##### DATASET CONTENT
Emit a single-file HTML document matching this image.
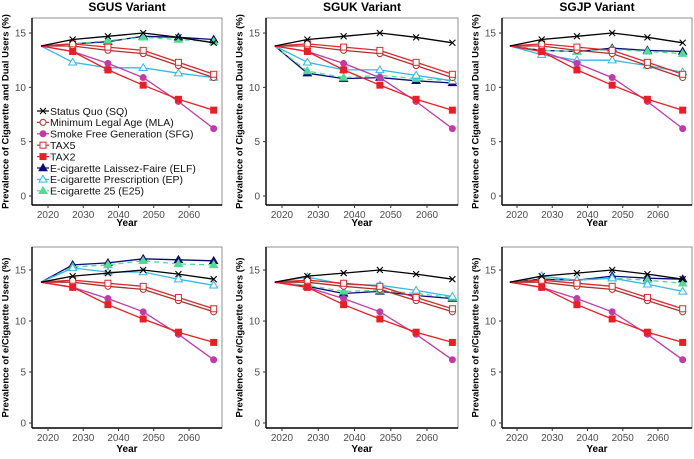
<!DOCTYPE html>
<html><head><meta charset="utf-8"><style>
body{margin:0;background:#fff;}
svg{display:block;font-family:"Liberation Sans",sans-serif;}
</style></head><body>
<svg id="chart" width="694" height="459" viewBox="0 0 694 459" xmlns="http://www.w3.org/2000/svg"></svg>
<script>
const years = [2018, 2027, 2037, 2047, 2057, 2067];
const xTicks = [2020, 2030, 2040, 2050, 2060];
const yTicks = [0, 5, 10, 15];
const panelTitles = ["SGUS Variant", "SGUK Variant", "SGJP Variant"];
const rowTitles = ["Prevalence of Cigarette and Dual Users (%)", "Prevalence of e/Cigarette Users (%)"];
const seriesNames = ["Status Quo (SQ)","Minimum Legal Age (MLA)","Smoke Free Generation (SFG)","TAX5","TAX2","E-cigarette Laissez-Faire (ELF)","E-cigarette Prescription (EP)","E-cigarette 25 (E25)"];
const sq = [13.8, 14.4, 14.7, 15.0, 14.6, 14.1];
const mla = [13.8, 13.8, 13.4, 13.1, 12.0, 10.9];
const sfg = [13.8, 13.3, 12.2, 10.9, 8.7, 6.2];
const tax5 = [13.8, 14.0, 13.7, 13.4, 12.3, 11.2];
const tax2 = [13.8, 13.3, 11.6, 10.2, 8.9, 7.9];
// top row (cigarette and dual users)
const elfTop = [[13.8,14.0,14.2,14.7,14.6,14.4],[13.8,11.3,10.8,10.9,10.6,10.4],[13.8,13.4,13.3,13.6,13.4,13.3]];
const epTop = [[13.8,12.3,11.8,11.8,11.3,10.9],[13.8,12.3,11.6,11.6,11.1,10.6],[13.8,13.0,12.5,12.5,12.0,11.4]];
const e25Top = [[13.8,14.0,14.3,14.6,14.4,14.2],[13.8,11.5,10.9,11.1,10.8,10.6],[13.8,13.4,13.3,13.5,13.3,13.1]];
// bottom row (e/cigarette users)
const elfBot = [[13.8,15.5,15.7,16.1,16.0,15.9],[13.8,13.4,12.7,12.9,12.5,12.2],[13.8,14.1,14.0,14.4,14.2,14.1]];
const epBot = [[13.8,15.2,14.8,14.8,14.1,13.5],[13.8,14.3,13.6,13.5,13.0,12.4],[13.8,14.4,14.0,14.2,13.6,12.9]];
const e25Bot = [[13.8,15.3,15.5,15.9,15.6,15.5],[13.8,13.5,12.9,13.0,12.7,12.3],[13.8,14.2,14.0,14.2,14.0,13.7]];

const NS = "http://www.w3.org/2000/svg";
const svg = document.getElementById('chart');
function mk(tag, attrs, parent){const e=document.createElementNS(NS,tag);for(const k in attrs)e.setAttribute(k,attrs[k]);(parent||svg).appendChild(e);return e;}

const colL=[32,266,502], colR=[222,458,692], x2020=[48,282,517], x2060=[189,427,658];
const rows=[{top:18,bot:205,y15:33,y0:196,title:226},{top:247,bot:428,y15:270,y0:423,title:452}];
const styles=[
 {c:"#000000",m:"x",fill:"none"},
 {c:"#b0302a",m:"circle",fill:"#fff"},
 {c:"#c23aa8",m:"circle",fill:"#c23aa8"},
 {c:"#e2262c",m:"square",fill:"#fff"},
 {c:"#ee1c24",m:"square",fill:"#ee1c24"},
 {c:"#0a0a78",m:"tri",fill:"#0a0a78"},
 {c:"#35b8e6",m:"tri",fill:"#fff"},
 {c:"#4fdc94",m:"tri",fill:"#4fdc94",dash:"5,4"}
];
function marker(g,st,x,y){
  if(st.m==="x"){mk('path',{d:`M${x-3},${y-3}L${x+3},${y+3}M${x-3},${y+3}L${x+3},${y-3}`,stroke:st.c,'stroke-width':1.1},g);}
  else if(st.m==="circle"){mk('circle',{cx:x,cy:y,r:3,fill:st.fill,stroke:st.c,'stroke-width':1},g);}
  else if(st.m==="square"){mk('rect',{x:x-3,y:y-3,width:6,height:6,fill:st.fill,stroke:st.c,'stroke-width':1},g);}
  else {mk('path',{d:`M${x},${y-4}L${x+4},${y+2.7}L${x-4},${y+2.7}Z`,fill:st.fill,stroke:st.c,'stroke-width':1},g);}
}
for(let r=0;r<2;r++){
 for(let c=0;c<3;c++){
  const R=rows[r];
  const xs=v=>x2020[c]+(v-2020)*(x2060[c]-x2020[c])/40;
  const ys=v=>R.y0+(R.y15-R.y0)*v/15;
  const g=mk('g',{});
  
  
  mk('rect',{x:colL[c],y:R.top,width:colR[c]-colL[c],height:R.bot-R.top,fill:'none',stroke:'#777','stroke-width':0.8},g);
  mk('line',{x1:colL[c],y1:R.top,x2:colL[c],y2:R.bot,stroke:'#000','stroke-width':1.4},g);
  mk('line',{x1:colL[c],y1:R.bot,x2:colR[c],y2:R.bot,stroke:'#000','stroke-width':1.4},g);
  yTicks.forEach(t=>{const y=ys(t);mk('line',{x1:colL[c]-3,x2:colL[c],y1:y,y2:y,stroke:'#333'},g);
   const tx=mk('text',{x:colL[c]-6,y:y+3.5,'text-anchor':'end','font-size':10,fill:'#4d4d4d'},g);tx.textContent=t;
   });
  xTicks.forEach(t=>{const x=xs(t);mk('line',{x1:x,x2:x,y1:R.bot,y2:R.bot+3,stroke:'#333'},g);
   const tx=mk('text',{x:x,y:R.bot+13,'text-anchor':'middle','font-size':10,fill:'#4d4d4d'},g);tx.textContent=t;
   });
  const xt=mk('text',{x:(colL[c]+colR[c])/2,y:R.title,'text-anchor':'middle','font-size':10,'font-weight':'bold'},g);xt.textContent='Year';
  
  const tx0=[6,240,476][c], cy=(R.top+R.bot)/2;
  const yt=mk('text',{x:tx0,y:cy,transform:`rotate(-90 ${tx0} ${cy})`,'text-anchor':'middle','dominant-baseline':'central','font-size':9.5,'font-weight':'bold'},g);yt.textContent=rowTitles[r];
  
  if(r===0){const pt=mk('text',{x:(colL[c]+colR[c])/2,y:11,'text-anchor':'middle','font-size':12,'font-weight':'bold'},g);pt.textContent=panelTitles[c];
   }
  const data=[sq,mla,sfg,tax5,tax2,(r?elfBot:elfTop)[c],(r?epBot:epTop)[c],(r?e25Bot:e25Top)[c]];
  const order=[5,7,6,1,3,2,4,0];
  order.forEach(i=>{
   const st=styles[i], sg=mk('g',{},g);
   
   
   const d=data[i].map((v,k)=>(k?'L':'M')+xs(years[k]).toFixed(1)+','+ys(v).toFixed(1)).join('');
   const p=mk('path',{d:d,fill:'none',stroke:st.c,'stroke-width':1.3},sg);
   if(st.dash)p.setAttribute('stroke-dasharray',st.dash);
   data[i].forEach((v,k)=>{if(k>0)marker(sg,st,xs(years[k]),ys(v));});
  });
 }
}
// legend
const lg=mk('g',{});


seriesNames.forEach((n,i)=>{
 const y=111+i*11.4, st=styles[i];
 const e=mk('g',{},lg);
 
 
 const l=mk('line',{x1:37,x2:49,y1:y,y2:y,stroke:st.c,'stroke-width':1.2},e);
 if(st.dash)l.setAttribute('stroke-dasharray','3,2');
 marker(e,st,43,y);
 const t=mk('text',{x:50,y:y+3.8,'font-size':10.5,fill:'#111'},e);t.textContent=n;
});
</script>
</body></html>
##########
▸ **OBJECTIVE**
Transcribe the whole listing exactly. Pictures stay out of your copy.

▸ **SOLUTION TO THIS PROBLEM**
Emit a single-file HTML document matching this image.
<!DOCTYPE html>
<html><head><meta charset="utf-8"><style>
body{margin:0;background:#fff;}
svg{display:block;font-family:"Liberation Sans",sans-serif;}
</style></head><body>
<svg id="chart" width="694" height="459" viewBox="0 0 694 459" xmlns="http://www.w3.org/2000/svg"></svg>
<script>
const years = [2018, 2027, 2037, 2047, 2057, 2067];
const xTicks = [2020, 2030, 2040, 2050, 2060];
const yTicks = [0, 5, 10, 15];
const panelTitles = ["SGUS Variant", "SGUK Variant", "SGJP Variant"];
const rowTitles = ["Prevalence of Cigarette and Dual Users (%)", "Prevalence of e/Cigarette Users (%)"];
const seriesNames = ["Status Quo (SQ)","Minimum Legal Age (MLA)","Smoke Free Generation (SFG)","TAX5","TAX2","E-cigarette Laissez-Faire (ELF)","E-cigarette Prescription (EP)","E-cigarette 25 (E25)"];
const sq = [13.8, 14.4, 14.7, 15.0, 14.6, 14.1];
const mla = [13.8, 13.8, 13.4, 13.1, 12.0, 10.9];
const sfg = [13.8, 13.3, 12.2, 10.9, 8.7, 6.2];
const tax5 = [13.8, 14.0, 13.7, 13.4, 12.3, 11.2];
const tax2 = [13.8, 13.3, 11.6, 10.2, 8.9, 7.9];
// top row (cigarette and dual users)
const elfTop = [[13.8,14.0,14.2,14.7,14.6,14.4],[13.8,11.3,10.8,10.9,10.6,10.4],[13.8,13.4,13.3,13.6,13.4,13.3]];
const epTop = [[13.8,12.3,11.8,11.8,11.3,10.9],[13.8,12.3,11.6,11.6,11.1,10.6],[13.8,13.0,12.5,12.5,12.0,11.4]];
const e25Top = [[13.8,14.0,14.3,14.6,14.4,14.2],[13.8,11.5,10.9,11.1,10.8,10.6],[13.8,13.4,13.3,13.5,13.3,13.1]];
// bottom row (e/cigarette users)
const elfBot = [[13.8,15.5,15.7,16.1,16.0,15.9],[13.8,13.4,12.7,12.9,12.5,12.2],[13.8,14.1,14.0,14.4,14.2,14.1]];
const epBot = [[13.8,15.2,14.8,14.8,14.1,13.5],[13.8,14.3,13.6,13.5,13.0,12.4],[13.8,14.4,14.0,14.2,13.6,12.9]];
const e25Bot = [[13.8,15.3,15.5,15.9,15.6,15.5],[13.8,13.5,12.9,13.0,12.7,12.3],[13.8,14.2,14.0,14.2,14.0,13.7]];

const NS = "http://www.w3.org/2000/svg";
const svg = document.getElementById('chart');
function mk(tag, attrs, parent){const e=document.createElementNS(NS,tag);for(const k in attrs)e.setAttribute(k,attrs[k]);(parent||svg).appendChild(e);return e;}

const colL=[32,266,502], colR=[222,458,692], x2020=[48,282,517], x2060=[189,427,658];
const rows=[{top:18,bot:205,y15:33,y0:196,title:226},{top:247,bot:428,y15:270,y0:423,title:452}];
const styles=[
 {c:"#000000",m:"x",fill:"none"},
 {c:"#b0302a",m:"circle",fill:"#fff"},
 {c:"#c23aa8",m:"circle",fill:"#c23aa8"},
 {c:"#e2262c",m:"square",fill:"#fff"},
 {c:"#ee1c24",m:"square",fill:"#ee1c24"},
 {c:"#0a0a78",m:"tri",fill:"#0a0a78"},
 {c:"#35b8e6",m:"tri",fill:"#fff"},
 {c:"#4fdc94",m:"tri",fill:"#4fdc94",dash:"5,4"}
];
function marker(g,st,x,y){
  if(st.m==="x"){mk('path',{d:`M${x-3},${y-3}L${x+3},${y+3}M${x-3},${y+3}L${x+3},${y-3}`,stroke:st.c,'stroke-width':1.1},g);}
  else if(st.m==="circle"){mk('circle',{cx:x,cy:y,r:3,fill:st.fill,stroke:st.c,'stroke-width':1},g);}
  else if(st.m==="square"){mk('rect',{x:x-3,y:y-3,width:6,height:6,fill:st.fill,stroke:st.c,'stroke-width':1},g);}
  else {mk('path',{d:`M${x},${y-4}L${x+4},${y+2.7}L${x-4},${y+2.7}Z`,fill:st.fill,stroke:st.c,'stroke-width':1},g);}
}
for(let r=0;r<2;r++){
 for(let c=0;c<3;c++){
  const R=rows[r];
  const xs=v=>x2020[c]+(v-2020)*(x2060[c]-x2020[c])/40;
  const ys=v=>R.y0+(R.y15-R.y0)*v/15;
  const g=mk('g',{});
  
  
  mk('rect',{x:colL[c],y:R.top,width:colR[c]-colL[c],height:R.bot-R.top,fill:'none',stroke:'#777','stroke-width':0.8},g);
  mk('line',{x1:colL[c],y1:R.top,x2:colL[c],y2:R.bot,stroke:'#000','stroke-width':1.4},g);
  mk('line',{x1:colL[c],y1:R.bot,x2:colR[c],y2:R.bot,stroke:'#000','stroke-width':1.4},g);
  yTicks.forEach(t=>{const y=ys(t);mk('line',{x1:colL[c]-3,x2:colL[c],y1:y,y2:y,stroke:'#333'},g);
   const tx=mk('text',{x:colL[c]-6,y:y+3.5,'text-anchor':'end','font-size':10,fill:'#4d4d4d'},g);tx.textContent=t;
   });
  xTicks.forEach(t=>{const x=xs(t);mk('line',{x1:x,x2:x,y1:R.bot,y2:R.bot+3,stroke:'#333'},g);
   const tx=mk('text',{x:x,y:R.bot+13,'text-anchor':'middle','font-size':10,fill:'#4d4d4d'},g);tx.textContent=t;
   });
  const xt=mk('text',{x:(colL[c]+colR[c])/2,y:R.title,'text-anchor':'middle','font-size':10,'font-weight':'bold'},g);xt.textContent='Year';
  
  const tx0=[6,240,476][c], cy=(R.top+R.bot)/2;
  const yt=mk('text',{x:tx0,y:cy,transform:`rotate(-90 ${tx0} ${cy})`,'text-anchor':'middle','dominant-baseline':'central','font-size':9.5,'font-weight':'bold'},g);yt.textContent=rowTitles[r];
  
  if(r===0){const pt=mk('text',{x:(colL[c]+colR[c])/2,y:11,'text-anchor':'middle','font-size':12,'font-weight':'bold'},g);pt.textContent=panelTitles[c];
   }
  const data=[sq,mla,sfg,tax5,tax2,(r?elfBot:elfTop)[c],(r?epBot:epTop)[c],(r?e25Bot:e25Top)[c]];
  const order=[5,7,6,1,3,2,4,0];
  order.forEach(i=>{
   const st=styles[i], sg=mk('g',{},g);
   
   
   const d=data[i].map((v,k)=>(k?'L':'M')+xs(years[k]).toFixed(1)+','+ys(v).toFixed(1)).join('');
   const p=mk('path',{d:d,fill:'none',stroke:st.c,'stroke-width':1.3},sg);
   if(st.dash)p.setAttribute('stroke-dasharray',st.dash);
   data[i].forEach((v,k)=>{if(k>0)marker(sg,st,xs(years[k]),ys(v));});
  });
 }
}
// legend
const lg=mk('g',{});


seriesNames.forEach((n,i)=>{
 const y=111+i*11.4, st=styles[i];
 const e=mk('g',{},lg);
 
 
 const l=mk('line',{x1:37,x2:49,y1:y,y2:y,stroke:st.c,'stroke-width':1.2},e);
 if(st.dash)l.setAttribute('stroke-dasharray','3,2');
 marker(e,st,43,y);
 const t=mk('text',{x:50,y:y+3.8,'font-size':10.5,fill:'#111'},e);t.textContent=n;
});
</script>
</body></html>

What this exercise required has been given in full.